I learned the following:
1. FreeBSD and other BSDs apparently use MAXNAMLEN in dirent.h to indicate the maximum filename size (which they define to 255). Because we didn't have NAME_MAX in our header files for a while, a lot of programmers familiar with BSD mistakenly assumed illumos/Solaris uses MAXNAMLEN. They started including dirent.h and told people we use the "BSD version" of NAME_MAX (which is absurd because Solaris is clearly System V-based). The thing is, MAXNAMLEN on Solaris in dirent.h does exist and is said to indicate a filename size, but it's 512. So anyone using that will get a program that mistakenly believes we support 512 character filenames, and most of those people will be people who think they "fixed" the issue with us not supporting NAME_MAX.
2. Almost every operating system in use today at all uses a value of 255. MacOS X, OS/2, Solaris, FreeBSD, AIX, HPUX, Linux, Windows (though you do have a path name limit of 260 on there), and even BeOS. All of them have a maximum filename size of 255.
3. There's a lot of confusion about how to find the maximum filename length a system supports because there just aren't enough operating systems that support a different length to keep programmers on their toes. Many people wrongly think the value of NAME_MAX in limits.h is the correct place to look, and even the people who correct them wrongly think the correct constant is _POSIX_PATH_MAX because that's a constant defined to be 255 on most Unix systems. But _POSIX_PATH_MAX just happens to be 255 by accident, it has nothing to do with the length of a filename. It's the maximum path length required by POSIX. The reason no one ever encounters a failure is because there are almost no exceptions even though POSIX technically allows that number to be smaller or larger. It looks like the correct approach is actually to use pathconf with _PC_NAME_MAX to test what the configured value is for the filesystem you'll be installing the program on, but I rarely see that method used because almost every filesystem (other than MS-DOS/FAT) just uses 255.
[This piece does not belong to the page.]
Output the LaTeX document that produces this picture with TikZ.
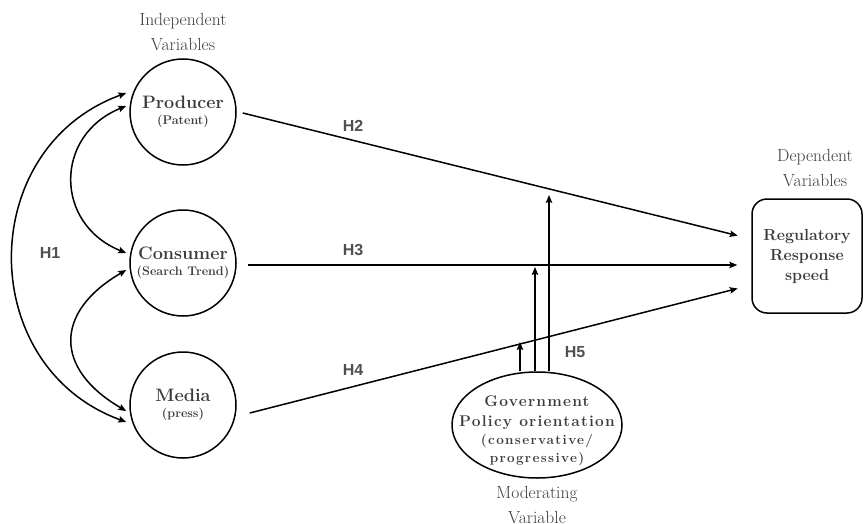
\documentclass[tikz,border=0pt]{standalone}
\usepackage{fontspec}
\setsansfont{Liberation Sans}
\usetikzlibrary{arrows.meta,shapes.geometric}
\definecolor{txt}{HTML}{3C3C3C}
\definecolor{hcol}{HTML}{505050}
\newfontfamily\spaced[LetterSpace=8]{Latin Modern Roman}
\newfontfamily\spacedb[LetterSpace=10]{Latin Modern Roman}
\begin{document}
\begin{tikzpicture}[x=1pt,y=-1pt,
  tip/.tip={Stealth[length=8pt,width=6.5pt,inset=1.5pt]},
  var/.style={circle,draw,line width=1.5pt,minimum size=106pt,inner sep=0pt,align=center,text=txt,
    font=\fontsize{12.5}{16}\selectfont\bfseries},
  conn/.style={line width=1.5pt,-tip},
  both/.style={line width=1.5pt,tip-tip},
  hlab/.style={font=\sffamily\bfseries\fontsize{16}{16}\selectfont,text=hcol},
  captxt/.style={font=\fontsize{17.5}{25}\selectfont,text=txt,align=center},
]
\useasboundingbox (0,0) rectangle (864,524);

% variables
\node[var] (prod) at (183,112) {{\fontsize{18}{16}\selectfont Producer}\\{(Patent)}};
\node[var] (cons) at (183,263) {{\fontsize{18}{16}\selectfont Consumer}\\{(Search Trend)}};
\node[var] (media) at (183,405) {{\fontsize{18}{16}\selectfont Media}\\{(press)}};

\node[draw,line width=1.5pt,rounded corners=15pt,minimum width=110pt,minimum height=114pt,inner sep=0pt,align=center,text=txt,
  font=\fontsize{16}{20}\selectfont\bfseries] (dep) at (807,256) {Regulatory\\Response\\speed};

\node[ellipse,draw,line width=1.5pt,minimum width=170pt,minimum height=106pt,inner sep=0pt] (gov) at (537,425) {};
\node[align=center,text=txt,inner sep=0pt,font=\fontsize{13.5}{18}\selectfont\bfseries] (govtext) at ([yshift=-6pt]gov.center)
  {{\spaced\bfseries\fontsize{15.5}{18}\selectfont Government}\\[2pt]
   {\spaced\bfseries\fontsize{15.5}{18}\selectfont Policy orientation}\\
   {\spacedb\bfseries (conservative/}\\
   {\spacedb\bfseries progressive)}};

% captions
\node[captxt] (indep) at (183,32) {Independent\\Variables};
\node[captxt] (depcap) at (815,168) {Dependent\\Variables};
\node[captxt] (modcap) at (537,505) {Moderating\\Variable};

% main paths
\draw[conn,shorten >=14pt] ([xshift=6pt,yshift=-1pt]prod.east) -- ([yshift=17pt]dep.west);
\draw[conn,shorten >=14pt] ([xshift=11pt,yshift=-2pt]cons.east) -- ([yshift=-9pt]dep.west);
\draw[conn,shorten >=14pt] ([xshift=13pt,yshift=-8pt]media.east) -- ([yshift=-29pt]dep.west);

% moderation
\coordinate (m1) at (520,342);
\coordinate (m2) at (535,267);
\coordinate (m3) at (549,195);
\draw[conn] (m1 |- gov.north) -- (m1);
\draw[conn] (m2 |- gov.north) -- (m2);
\draw[conn] (m3 |- gov.north) -- (m3);

% correlations
\draw[both] ([xshift=-3pt,yshift=19pt]prod.west) .. controls (-25,148) and (-25,367) .. ([xshift=-3pt,yshift=-17pt]media.west);
\draw[both] ([xshift=-3pt,yshift=6pt]prod.west) .. controls (54,135) and (54,224) .. ([xshift=-3pt,yshift=10pt]cons.west);
\draw[both] ([xshift=-3pt,yshift=-7pt]cons.west) .. controls (54,312) and (54,369) .. ([xshift=-3pt,yshift=-6pt]media.west);

% hypothesis labels
\node[hlab] (h1) at (50,253) {H1};
\node[hlab] (h2) at (353,126) {H2};
\node[hlab] (h3) at (353,250) {H3};
\node[hlab] (h4) at (353,370) {H4};
\node[hlab] (h5) at (575,352) {H5};
\end{tikzpicture}
\end{document}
4. POSIX only requires systems to support a NAME_MAX of 14 characters, but every modern system supports more than that. It's actually the XOPEN standard that requires a minimum filename size of 255 characters, and likely part of the reason why so many operating systems settled on it. _XOPEN_NAME_MAX actually is 255, but it works less often than _POSIX_PATH_MAX because fewer systems happen to have it defined in their header files.
So based on all that, and the fact that we did finally relent and let the confused programmers use NAME_MAX in limits.h (despite it being bad practice), could we do the same thing with MAXNAMLEN and just define that to 255? I understand we might be using the 512 for something, but I'm not sure what (it's definitely not filename size). Because let's face it, as much as we might want to adhere to standards, you could pretty much support every operating system in use today by just using a constant of 255 and it almost doesn't matter how you get that number. Until that changes, bad programming practices and mistaken information are going to be the rule rather than the exception.
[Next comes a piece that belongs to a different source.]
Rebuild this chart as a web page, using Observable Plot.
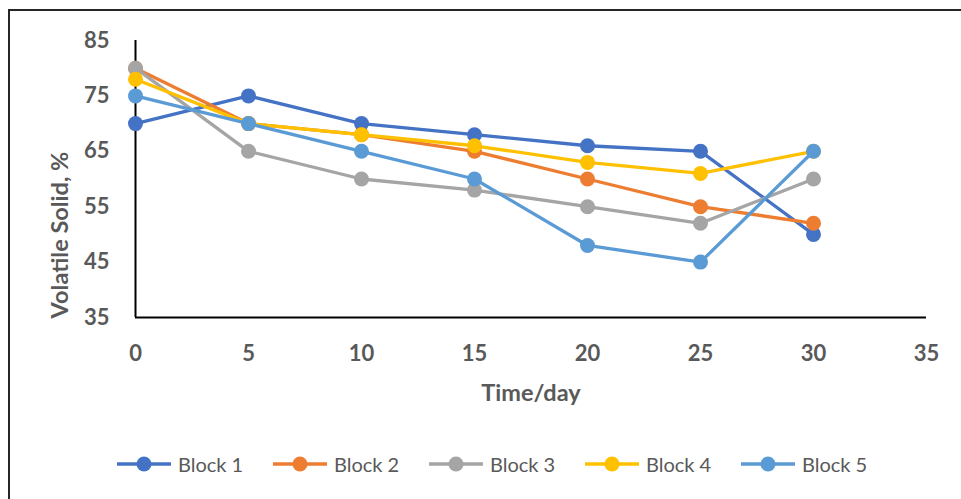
<!DOCTYPE html>
<html>
<head>
<meta charset="utf-8">
<script src="https://cdn.jsdelivr.net/npm/d3@7"></script>
<script src="https://cdn.jsdelivr.net/npm/@observablehq/plot@0.6"></script>
<style>
  html, body { margin: 0; padding: 0; background: #fff; overflow: hidden; }
  #wrap { position: relative; width: 961px; height: 499px; overflow: hidden; font-family: Lato, "Open Sans", sans-serif; }
  #border { position: absolute; left: 8px; top: 9px; width: 1000px; height: 600px; border-top: 2px solid #262626; border-left: 2px solid #262626; }
  #chart { position: absolute; left: 0; top: 0; }
  #legend { position: absolute; left: 117px; top: 452px; display: flex; gap: 0; }
  .item { display: flex; align-items: center; width: 156px; }
  .item span { font-size: 20px; color: #595959; margin-left: 7px; }
</style>
</head>
<body>
<div id="wrap">
  <div id="border"></div>
  <div id="chart"></div>
  <div id="legend"></div>
</div>
<script>
// Sampling days
const days = [0, 5, 10, 15, 20, 25, 30];

// Volatile solid content (%) per block
const block1 = [70, 75, 70, 68, 66, 65, 50];
const block2 = [80, 70, 68, 65, 60, 55, 52];
const block3 = [80, 65, 60, 58, 55, 52, 60];
const block4 = [78, 70, 68, 66, 63, 61, 65];
const block5 = [75, 70, 65, 60, 48, 45, 65];

const seriesNames = ["Block 1", "Block 2", "Block 3", "Block 4", "Block 5"];
const seriesValues = [block1, block2, block3, block4, block5];
const colors = ["#4472C4", "#ED7D31", "#A5A5A5", "#FFC000", "#5B9BD5"];

const xTicks = [0, 5, 10, 15, 20, 25, 30, 35];
const yTicks = [35, 45, 55, 65, 75, 85];

const series = seriesNames.map((name, i) =>
  days.map((d, j) => ({series: name, day: d, value: seriesValues[i][j]}))
);

const textColor = "#595959";

// each block draws its line and then its markers, in series order
const seriesMarks = series.flatMap((rows, i) => [
  Plot.line(rows, {x: "day", y: "value", stroke: colors[i], strokeWidth: 3.3}),
  Plot.dot(rows, {x: "day", y: "value", r: 7.5, fill: colors[i], stroke: "none"})
]);

const chart = Plot.plot({
  width: 961,
  height: 440,
  marginLeft: 135,
  marginRight: 35,
  marginTop: 40,
  marginBottom: 123,
  style: {fontFamily: "Lato, 'Open Sans', sans-serif", background: "transparent"},
  x: {domain: [0, 35]},
  y: {domain: [35, 85]},
  marks: [
    Plot.axisX({ticks: xTicks, tickSize: 0, tickPadding: 28, label: null,
      fontSize: 22, fontWeight: "bold", fill: textColor}),
    Plot.axisY({ticks: yTicks, tickSize: 0, tickPadding: 26, label: null,
      fontSize: 22, fontWeight: "bold", fill: textColor}),
    Plot.ruleX([0], {stroke: "#000", strokeWidth: 2}),
    Plot.ruleY([35], {stroke: "#000", strokeWidth: 2}),
    Plot.text(["Time/day"], {frameAnchor: "bottom", dy: 76, lineAnchor: "middle", textAnchor: "middle",
      fontSize: 23.5, fontWeight: "bold", fill: textColor}),
    Plot.text(["Volatile Solid, %"], {frameAnchor: "left", rotate: -90, dx: -75, dy: 56,
      lineAnchor: "middle", textAnchor: "middle", fontSize: 23.5, fontWeight: "bold", fill: textColor}),
    ...seriesMarks
  ]
});
document.getElementById("chart").appendChild(chart);

// legend: line-with-marker swatch and series name
const legend = d3.select("#legend");
seriesNames.forEach((name, i) => {
  const item = legend.append("div").attr("class", "item");
  const sw = item.append("svg").attr("width", 54).attr("height", 20);
  sw.append("line").attr("x1", 0).attr("x2", 54).attr("y1", 10).attr("y2", 10)
    .attr("stroke", colors[i]).attr("stroke-width", 3.3);
  sw.append("circle").attr("cx", 27).attr("cy", 10).attr("r", 7.5).attr("fill", colors[i]);
  item.append("span").text(name);
});
</script>
</body>
</html>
Best thing we can do for now is try and make sure that whatever crazy method programmers want to use to get a 255 constant from the system headers without having to define it themselves, it won't break on our system. There's no reason to die on that hill when every OS seems to agree on this internally and it's just programmers who are confused about how to get the value everyone already agrees on.
Updated by Gergő Mihály Doma over 3 years ago
I think this relates to this topic:
PATH_MAX Is Tricky (by Evan Klitzke).
Updated by Jean-Pierre André over 3 years ago
2. Almost every operating system in use today at all uses a value of 255. MacOS X, OS/2, Solaris, FreeBSD, AIX, HPUX, Linux, Windows (though you do have a path name limit of 260 on there), and even BeOS. All of them have a maximum filename size of 255.
To be precise, the limit on Windows is 255 "Unicode" chars. When translated to UTF8 for accessing an NTFS partition, this can be up to 765 bytes.